DCist and GGW have both weighed in on today’s Parkmobile email blaming an increase in their service costs on Dodd-Frank. If you’re scratching your head about what a law largely addressing Wall Street behavior has to do with your parking meters then you’re a pretty reasonable person.
Here’s the answer as it’s grounded in reality, though you need to follow a chain of events: one of the few Dodd-Frank aspects that came close to directly impacting consumers was an extension of authority to the Federal Reserve to make sure that credit card swipe fees were “reasonable.” The swipe fee is the base charge the merchant pays when you buy something by credit or debit card – you swipe and the merchant pays a base processing fee plus a percentage of the purchase.
If you’re buying a flat-screen tv then the percentage, called a discount rate and usually in the 2% range, is the big chunk. If you’re selling gum or slurpees, however, then the approximately $0.30 swipe fee is the big deal. But you as a merchant suck it up and accept it because consumers are paying more and more with plastic even while the credit card companies spend millions to run commercial that portray people paying with cash as slow line-clogging buffoons.
However one thing that has stuck in a lot of people’s craws for a long time was the banks continuing to charge swipe fees on debit card purchases that were just as high as the credit cards. They felt that since the bank had instant access to the consumer’s balance and were at a lower risk for fraudulent charges that they should see some decrease in their side of the equation too. Card processors said no thanks, we kinda like this billions-a-year with low-risk thing.
Schumer’s Durbin’s amendment was just one more salvo in this war which has included lawsuits and other sabre-rattling. The Fed was now in the business of setting a price and they settled on around $0.21 though there’s some additional complexity.

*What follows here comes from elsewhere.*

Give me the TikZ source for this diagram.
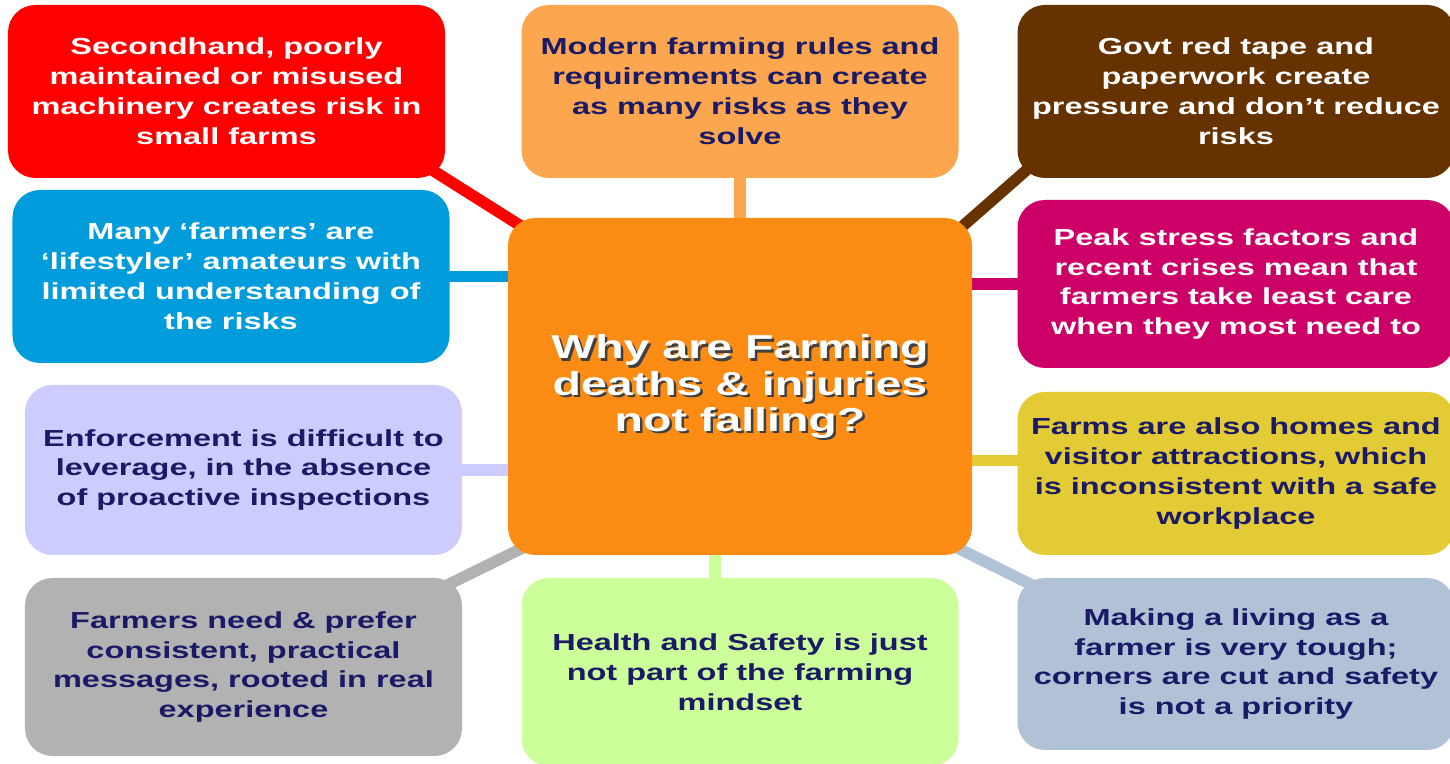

The common-sense reaction to this, then, would be “then why didn’t my Parkmobile costs go DOWN?” Well, because debit cards aren’t the only part of the equation. The banks liked their profit margins, so when that revenue stream dried up they took two actions – they cut back on debit card rewards programs and they raised prices in some other areas… including costs related to charge cards.
You can argue whether or not it’s a good thing that those other areas had been cheaper when money was being made off the debit card users. Certainly if your style of credit use meant you are now paying more then it seems like not such a great move. But the bottom line is this: Parkmobile is raising costs because, presumably, the bottom line went up.
So if you get to here and ask “then why didn’t Parkmobile just say that the fee was going up because credit card processing costs were going up rather than mentioning Dodd-Frank?” Well, that’s where the ax grinding part comes in. When you’re a company under a larger umbrella that works in areas of “product management, domestic and cross-border expansion, government relations and the capital market” and your founding partners have been in bed with Goldman Sachs and other private equity firms… then maybe you’ve got larger feelings about financial regulation than just what a credit card charge costs. So why not stir the pot and point some fingers at something you’re not all that fond of anyway?
UPDATE 26 October 4:23p – I mistakenly identified this as an amendment to Dodd-Frank originated by Schumer; that’s incorrect, it was Durbin.